Database Replication

Database replication refers to the frequent copying of data from one node—a database on a server—into another. Think of a database replication system as a distributed database, where all nodes share the same level of information. This system is also known as a database cluster.

The database clients, such as web browsers or computer applications, do not see the database replication system, but they benefit from close to native DBMS behavior.

Masters and Slaves

Many Database Management Systems replicate the database.

The most common replication setup uses a master/slave relationship between the original data set and the copies.

_images/asynchronousreplication.png

Master/Slave Replication

In this system, the master database server logs the updates to the data and propagates those logs through the network to the slaves. The slave database servers receive a stream of updates from the master and apply those changes.

Another common replication setup uses mult-master replication, where all nodes function as masters.

_images/synchronousreplication.png

Multi-master Replication

In a multi-master replication system, you can submit updates to any database node. These updates then propagate through the network to other database nodes. All database nodes function as masters. There are no logs available and the system provides no indicators sent to tell you if the updates were successful.

Asynchronous and Synchronous Replication

In addition to the setup of how different nodes relate to one another, there is also the protocol for how they propagate database transactions through the cluster.

  • Synchronous Replication Uses the approach of eager replication. Nodes keep all replicas synchronized by updating all replicas in a single transaction. In other words, when a transaction commits, all nodes have the same value.
  • Asynchronous Replication Uses the approach of lazy replication. The master database asynchronously propagates replica updates to other nodes. After the master node propagates the replica, the transaction commits. In other words, when a transaction commits, for at least a short time, some nodes hold different values.

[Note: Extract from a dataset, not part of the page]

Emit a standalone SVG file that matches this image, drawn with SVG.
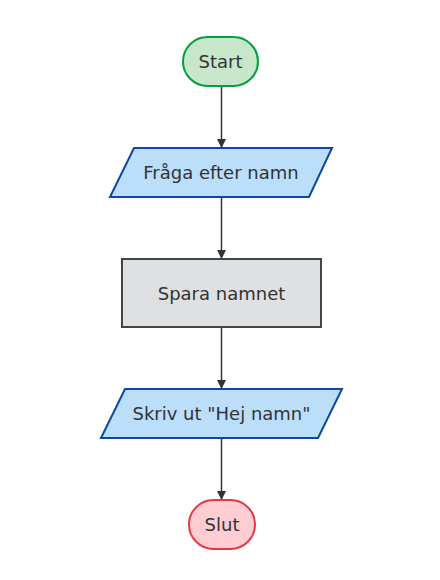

Advantages of Synchronous Replication

In theory, there are several advantages that synchronous replication has over asynchronous replication. For instance:

  • High Availability Synchronous replication provides highly available clusters and guarantees 24/7 service availability, given that:
    • No data loss when nodes crash.
    • Data replicas remain consistent.
    • No complex, time-consuming failovers.
  • Improved Performance Synchronous replications allows you to execute transactions on all nodes in the cluster in parallel to each other, increasing performance.
  • Causality across the Cluster Synchronous replication guarantees causality across the whole cluster. For example, a SELECT query issued after a transaction always sees the effects of the transaction, even if it were executed on another node.

Disadvantages of Synchronous Replication

Traditionally, eager replication protocols coordinate nodes one operation at a time. They use a two phase commit, or distributed locking. A system with n number of nodes due to process o operations with a throughput of t transactions per second gives you m messages per second with:

m = n \times o \times t

What this means that any increase in the number of nodes leads to an exponential growth in the transaction response times and in the probability of conflicts and deadlock rates.

For this reason, asynchronous replication remains the dominant replication protocol for database performance, scalability and availability. Widely adopted open source databases, such as MySQL and PostgreSQL only provide asynchronous replication solutions.

Solving the Issues in Synchronous Replication

There are several issues with the traditional approach to synchronous replication systems. Over the past few years, researchers from around the world have begun to suggest alternative approaches to synchronous database replication.

In addition to theory, several prototype implementations have shown much promise. These are some of the most important improvements that these studies have brought about:

  • Group Communication This is a high-level abstraction that defines patterns for the communication of database nodes. The implementation guarantees the consistency of replication data.
  • Write-sets This bundles database writes in a single write-set message. The implementation avoids the coordination of nodes one operation at a time.
  • Database State Machine This processes read-only transactions locally on a database site. The implementation updates transactions are first executed locally on a database site, on shallow copies, and then broadcast as a read-set to the other database sites for certification and possibly commits.
  • Transaction Reordering This reorders transactions before the database site commits and broadcasts them to the other database sites. The implementation increases the number of transactions that successfully pass the certification test.

The certification-based replication system that Galera Cluster uses is built on these approaches.